--- SUPPLIED INFORMATION ---
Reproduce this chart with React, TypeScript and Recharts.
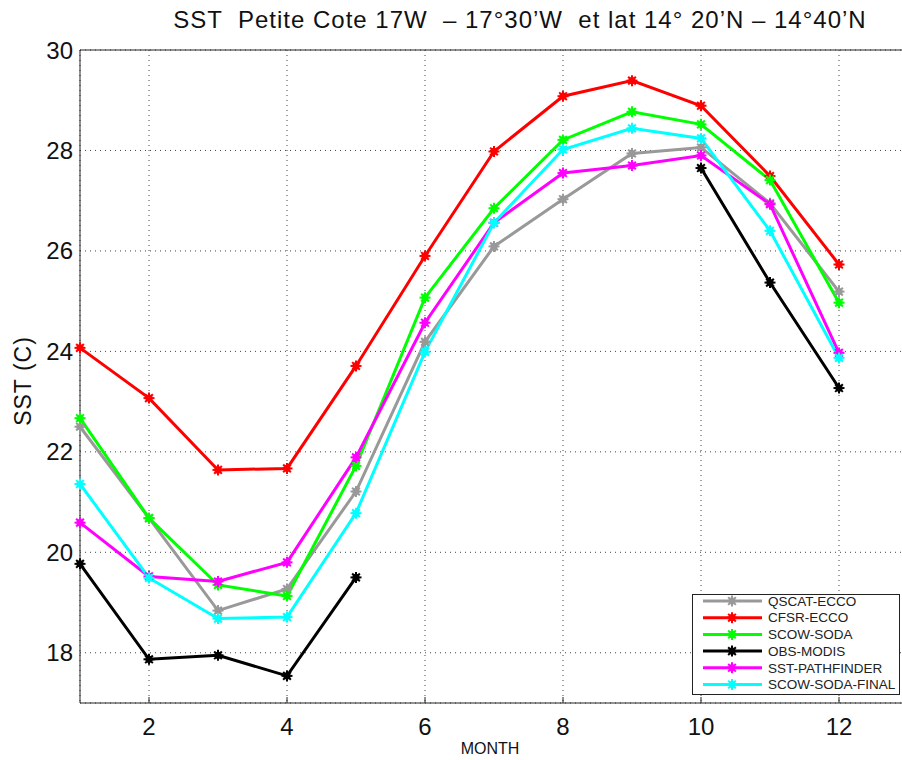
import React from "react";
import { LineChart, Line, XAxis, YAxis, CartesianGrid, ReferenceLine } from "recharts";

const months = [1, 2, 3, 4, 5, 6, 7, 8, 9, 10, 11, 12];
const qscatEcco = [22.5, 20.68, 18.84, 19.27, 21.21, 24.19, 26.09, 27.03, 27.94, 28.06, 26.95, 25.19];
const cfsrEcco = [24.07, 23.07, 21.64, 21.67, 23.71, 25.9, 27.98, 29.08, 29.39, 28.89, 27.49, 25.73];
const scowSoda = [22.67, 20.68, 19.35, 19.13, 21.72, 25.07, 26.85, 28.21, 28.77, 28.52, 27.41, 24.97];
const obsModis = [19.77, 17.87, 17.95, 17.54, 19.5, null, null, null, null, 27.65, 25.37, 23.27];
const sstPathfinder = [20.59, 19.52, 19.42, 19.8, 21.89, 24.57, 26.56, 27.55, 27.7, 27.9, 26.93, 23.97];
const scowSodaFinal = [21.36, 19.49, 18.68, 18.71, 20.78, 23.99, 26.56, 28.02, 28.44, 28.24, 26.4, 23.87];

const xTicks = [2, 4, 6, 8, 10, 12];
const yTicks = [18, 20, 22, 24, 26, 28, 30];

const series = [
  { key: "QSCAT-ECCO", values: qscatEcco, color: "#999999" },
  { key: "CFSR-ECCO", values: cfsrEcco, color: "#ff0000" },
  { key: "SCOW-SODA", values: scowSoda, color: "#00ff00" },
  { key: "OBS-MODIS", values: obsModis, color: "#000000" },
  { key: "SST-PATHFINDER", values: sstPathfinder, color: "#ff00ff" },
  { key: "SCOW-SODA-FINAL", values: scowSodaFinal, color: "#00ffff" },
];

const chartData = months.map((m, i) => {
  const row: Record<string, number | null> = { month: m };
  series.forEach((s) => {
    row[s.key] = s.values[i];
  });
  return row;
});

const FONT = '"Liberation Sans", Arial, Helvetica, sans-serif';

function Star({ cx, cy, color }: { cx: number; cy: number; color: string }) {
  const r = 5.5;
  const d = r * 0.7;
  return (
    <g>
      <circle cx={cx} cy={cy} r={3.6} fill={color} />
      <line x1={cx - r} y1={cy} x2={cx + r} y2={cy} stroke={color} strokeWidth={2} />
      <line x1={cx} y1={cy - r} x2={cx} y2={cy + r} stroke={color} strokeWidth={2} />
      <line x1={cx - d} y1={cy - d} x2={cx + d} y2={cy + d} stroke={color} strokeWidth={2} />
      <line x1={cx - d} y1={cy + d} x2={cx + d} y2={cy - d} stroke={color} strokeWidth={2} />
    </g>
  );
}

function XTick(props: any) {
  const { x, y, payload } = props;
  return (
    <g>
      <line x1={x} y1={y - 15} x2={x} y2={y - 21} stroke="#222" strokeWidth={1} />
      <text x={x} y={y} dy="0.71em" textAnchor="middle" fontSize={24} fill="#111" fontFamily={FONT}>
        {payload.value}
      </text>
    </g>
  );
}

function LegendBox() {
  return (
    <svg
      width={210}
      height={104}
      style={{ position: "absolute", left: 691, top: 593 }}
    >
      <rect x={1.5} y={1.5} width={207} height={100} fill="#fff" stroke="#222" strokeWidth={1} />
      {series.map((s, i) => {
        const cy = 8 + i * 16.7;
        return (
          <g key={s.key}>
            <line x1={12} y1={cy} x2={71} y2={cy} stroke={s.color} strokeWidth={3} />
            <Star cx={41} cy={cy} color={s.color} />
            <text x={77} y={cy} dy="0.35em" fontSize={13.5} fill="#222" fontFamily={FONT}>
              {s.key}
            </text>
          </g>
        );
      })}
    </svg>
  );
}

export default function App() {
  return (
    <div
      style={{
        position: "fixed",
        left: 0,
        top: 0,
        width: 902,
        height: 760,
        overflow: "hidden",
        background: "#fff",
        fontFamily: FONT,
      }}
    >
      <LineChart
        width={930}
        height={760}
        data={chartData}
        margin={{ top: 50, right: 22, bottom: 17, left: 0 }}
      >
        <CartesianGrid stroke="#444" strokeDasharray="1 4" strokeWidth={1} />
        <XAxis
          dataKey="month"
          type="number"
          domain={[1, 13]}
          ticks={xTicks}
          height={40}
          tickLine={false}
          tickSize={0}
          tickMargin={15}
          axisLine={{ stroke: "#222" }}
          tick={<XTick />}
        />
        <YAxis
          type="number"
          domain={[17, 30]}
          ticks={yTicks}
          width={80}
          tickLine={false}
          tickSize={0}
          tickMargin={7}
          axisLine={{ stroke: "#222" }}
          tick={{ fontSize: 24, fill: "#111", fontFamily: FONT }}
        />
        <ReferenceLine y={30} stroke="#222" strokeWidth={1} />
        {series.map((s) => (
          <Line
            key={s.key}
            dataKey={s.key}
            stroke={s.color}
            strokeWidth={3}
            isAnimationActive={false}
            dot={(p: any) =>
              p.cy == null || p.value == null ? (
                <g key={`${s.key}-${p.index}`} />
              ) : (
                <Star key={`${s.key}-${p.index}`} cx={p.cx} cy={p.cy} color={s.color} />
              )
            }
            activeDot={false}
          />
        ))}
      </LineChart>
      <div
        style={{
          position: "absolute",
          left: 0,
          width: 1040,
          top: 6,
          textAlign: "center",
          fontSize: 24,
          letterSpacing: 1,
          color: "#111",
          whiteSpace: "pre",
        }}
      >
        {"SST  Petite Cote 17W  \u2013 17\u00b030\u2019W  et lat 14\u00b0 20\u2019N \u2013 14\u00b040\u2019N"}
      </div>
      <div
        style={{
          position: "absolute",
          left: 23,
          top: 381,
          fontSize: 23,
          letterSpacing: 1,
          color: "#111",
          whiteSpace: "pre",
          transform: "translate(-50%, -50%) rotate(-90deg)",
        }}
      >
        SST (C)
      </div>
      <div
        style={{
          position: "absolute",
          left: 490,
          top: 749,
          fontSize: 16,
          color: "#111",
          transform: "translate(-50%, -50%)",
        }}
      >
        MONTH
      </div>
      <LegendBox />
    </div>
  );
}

--- DIRECTION ---
Transcribe the whole listing, character for character, but not its images.

--- RESULT OF THIS TASK ---
Reproduce this chart with React, TypeScript and Recharts.
import React from "react";
import { LineChart, Line, XAxis, YAxis, CartesianGrid, ReferenceLine } from "recharts";

const months = [1, 2, 3, 4, 5, 6, 7, 8, 9, 10, 11, 12];
const qscatEcco = [22.5, 20.68, 18.84, 19.27, 21.21, 24.19, 26.09, 27.03, 27.94, 28.06, 26.95, 25.19];
const cfsrEcco = [24.07, 23.07, 21.64, 21.67, 23.71, 25.9, 27.98, 29.08, 29.39, 28.89, 27.49, 25.73];
const scowSoda = [22.67, 20.68, 19.35, 19.13, 21.72, 25.07, 26.85, 28.21, 28.77, 28.52, 27.41, 24.97];
const obsModis = [19.77, 17.87, 17.95, 17.54, 19.5, null, null, null, null, 27.65, 25.37, 23.27];
const sstPathfinder = [20.59, 19.52, 19.42, 19.8, 21.89, 24.57, 26.56, 27.55, 27.7, 27.9, 26.93, 23.97];
const scowSodaFinal = [21.36, 19.49, 18.68, 18.71, 20.78, 23.99, 26.56, 28.02, 28.44, 28.24, 26.4, 23.87];

const xTicks = [2, 4, 6, 8, 10, 12];
const yTicks = [18, 20, 22, 24, 26, 28, 30];

const series = [
  { key: "QSCAT-ECCO", values: qscatEcco, color: "#999999" },
  { key: "CFSR-ECCO", values: cfsrEcco, color: "#ff0000" },
  { key: "SCOW-SODA", values: scowSoda, color: "#00ff00" },
  { key: "OBS-MODIS", values: obsModis, color: "#000000" },
  { key: "SST-PATHFINDER", values: sstPathfinder, color: "#ff00ff" },
  { key: "SCOW-SODA-FINAL", values: scowSodaFinal, color: "#00ffff" },
];

const chartData = months.map((m, i) => {
  const row: Record<string, number | null> = { month: m };
  series.forEach((s) => {
    row[s.key] = s.values[i];
  });
  return row;
});

const FONT = '"Liberation Sans", Arial, Helvetica, sans-serif';

function Star({ cx, cy, color }: { cx: number; cy: number; color: string }) {
  const r = 5.5;
  const d = r * 0.7;
  return (
    <g>
      <circle cx={cx} cy={cy} r={3.6} fill={color} />
      <line x1={cx - r} y1={cy} x2={cx + r} y2={cy} stroke={color} strokeWidth={2} />
      <line x1={cx} y1={cy - r} x2={cx} y2={cy + r} stroke={color} strokeWidth={2} />
      <line x1={cx - d} y1={cy - d} x2={cx + d} y2={cy + d} stroke={color} strokeWidth={2} />
      <line x1={cx - d} y1={cy + d} x2={cx + d} y2={cy - d} stroke={color} strokeWidth={2} />
    </g>
  );
}

function XTick(props: any) {
  const { x, y, payload } = props;
  return (
    <g>
      <line x1={x} y1={y - 15} x2={x} y2={y - 21} stroke="#222" strokeWidth={1} />
      <text x={x} y={y} dy="0.71em" textAnchor="middle" fontSize={24} fill="#111" fontFamily={FONT}>
        {payload.value}
      </text>
    </g>
  );
}

function LegendBox() {
  return (
    <svg
      width={210}
      height={104}
      style={{ position: "absolute", left: 691, top: 593 }}
    >
      <rect x={1.5} y={1.5} width={207} height={100} fill="#fff" stroke="#222" strokeWidth={1} />
      {series.map((s, i) => {
        const cy = 8 + i * 16.7;
        return (
          <g key={s.key}>
            <line x1={12} y1={cy} x2={71} y2={cy} stroke={s.color} strokeWidth={3} />
            <Star cx={41} cy={cy} color={s.color} />
            <text x={77} y={cy} dy="0.35em" fontSize={13.5} fill="#222" fontFamily={FONT}>
              {s.key}
            </text>
          </g>
        );
      })}
    </svg>
  );
}

export default function App() {
  return (
    <div
      style={{
        position: "fixed",
        left: 0,
        top: 0,
        width: 902,
        height: 760,
        overflow: "hidden",
        background: "#fff",
        fontFamily: FONT,
      }}
    >
      <LineChart
        width={930}
        height={760}
        data={chartData}
        margin={{ top: 50, right: 22, bottom: 17, left: 0 }}
      >
        <CartesianGrid stroke="#444" strokeDasharray="1 4" strokeWidth={1} />
        <XAxis
          dataKey="month"
          type="number"
          domain={[1, 13]}
          ticks={xTicks}
          height={40}
          tickLine={false}
          tickSize={0}
          tickMargin={15}
          axisLine={{ stroke: "#222" }}
          tick={<XTick />}
        />
        <YAxis
          type="number"
          domain={[17, 30]}
          ticks={yTicks}
          width={80}
          tickLine={false}
          tickSize={0}
          tickMargin={7}
          axisLine={{ stroke: "#222" }}
          tick={{ fontSize: 24, fill: "#111", fontFamily: FONT }}
        />
        <ReferenceLine y={30} stroke="#222" strokeWidth={1} />
        {series.map((s) => (
          <Line
            key={s.key}
            dataKey={s.key}
            stroke={s.color}
            strokeWidth={3}
            isAnimationActive={false}
            dot={(p: any) =>
              p.cy == null || p.value == null ? (
                <g key={`${s.key}-${p.index}`} />
              ) : (
                <Star key={`${s.key}-${p.index}`} cx={p.cx} cy={p.cy} color={s.color} />
              )
            }
            activeDot={false}
          />
        ))}
      </LineChart>
      <div
        style={{
          position: "absolute",
          left: 0,
          width: 1040,
          top: 6,
          textAlign: "center",
          fontSize: 24,
          letterSpacing: 1,
          color: "#111",
          whiteSpace: "pre",
        }}
      >
        {"SST  Petite Cote 17W  \u2013 17\u00b030\u2019W  et lat 14\u00b0 20\u2019N \u2013 14\u00b040\u2019N"}
      </div>
      <div
        style={{
          position: "absolute",
          left: 23,
          top: 381,
          fontSize: 23,
          letterSpacing: 1,
          color: "#111",
          whiteSpace: "pre",
          transform: "translate(-50%, -50%) rotate(-90deg)",
        }}
      >
        SST (C)
      </div>
      <div
        style={{
          position: "absolute",
          left: 490,
          top: 749,
          fontSize: 16,
          color: "#111",
          transform: "translate(-50%, -50%)",
        }}
      >
        MONTH
      </div>
      <LegendBox />
    </div>
  );
}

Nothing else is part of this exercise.